Although struggling, typhoon survivors in Baggao strive to help themselves recover from the tragedy.
Maricel Magudayao, 39, could only cry, remembering the tragedy that her family had just survived.
Standing on a hill at Barangay Grande in Baggao, Cagayan Province, the Magudayao residence was not spared by Typhoon Ompong (Mangkhut)’s strong winds. The gust tore away parts of their roof and shook the very foundation of their house, forcing the families to flee towards a safer place.
When the typhoon passed, Maricel came home to a house she could barely recognize.
“I was able to put up this house using my savings from working abroad,” Maricel shared, wiping her tear-stained face. She worked as a domestic helper in Saudi Arabia for over two years in order to build a sturdy home for her children. However, when the disaster struck, she was back in square one.
The municipality of Baggao was where Typhoon Ompong (Mangkhut) made landfall on September 15.
According to data from the National Disaster Risk Reduction Management Council (NDRRMC), more than 345,000 families or over 1,400,000 individuals from seven regions in the Luzon island were affected by the storm. The calamity also recorded 23 fatalities.

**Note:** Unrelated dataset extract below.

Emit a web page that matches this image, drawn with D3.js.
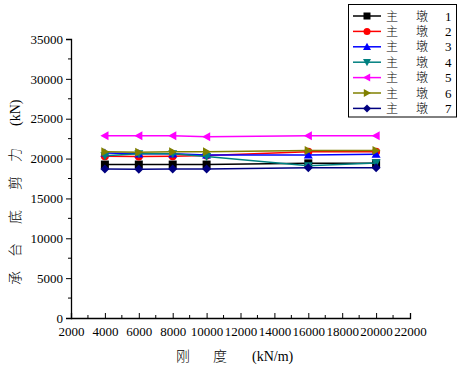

Since the storm’s immediate aftermath, the local government of Baggao have been on the ground providing evacuees and affected families with basic needs. When the worst had passed, they began assessing the situation of the families through house to house visits.
As of September 20, Baggao reported 1,882 cases of totally damaged houses and 11,728 partially damaged.
“What these people need the most right now are construction materials such as galvanized iron sheets, and lumbers,” said Baggao Municipal Social Welfare Development Office (MSWDO) head Lourdes Lazaro.
However, relief goods and food packs are what the typhoon survivors mostly receive from civic organizations and individual donors. Hence, days after the storm ravaged the region, residents find ways to help themselves and recover amid the despair.
Maricel and her husband decided to replace an entire concrete wall, which was caving in as a result of the typhoon’s wrath, with lumber.
“We were afraid that the wall would collapse on us and our children so we decided to take it down and replace it with sourced wood,” explained Maricel.
Teofilo Pataray, 51, meanwhile collected used nails from wood that he had scavenged from the wreckage of his house.
“This way, we won’t have to buy nails when we start repairing our house,” shared Teofilo, a farmer. He is among the typhoon survivors Tzu Chi volunteers met during the latter’s visit to Baggao’s worst-affected areas on September 22. Said volunteers, who came all the way from Manila, was joined by local Chinese businessmen in doing their rounds to identify the needs of the affected families.
Volunteer Chen Chiao Yang noted that Typhoon Ompong (Mangkhut) is almost as destructive as Super Typhoon Yolanda (Haiyan), which struck the Eastern Visayas region. He added that the people of Cagayan were lucky to be surrounded by mountain ranges that became their defense wall from a catastrophic impact.
Still, seeing the situation of the victims was heartbreaking. “I really hope we can extend help to them,” said Chen.
Tzu Chi volunteers will continue to survey the typhoon’s hardest-hit areas in the next two days and will come up with a relief plan.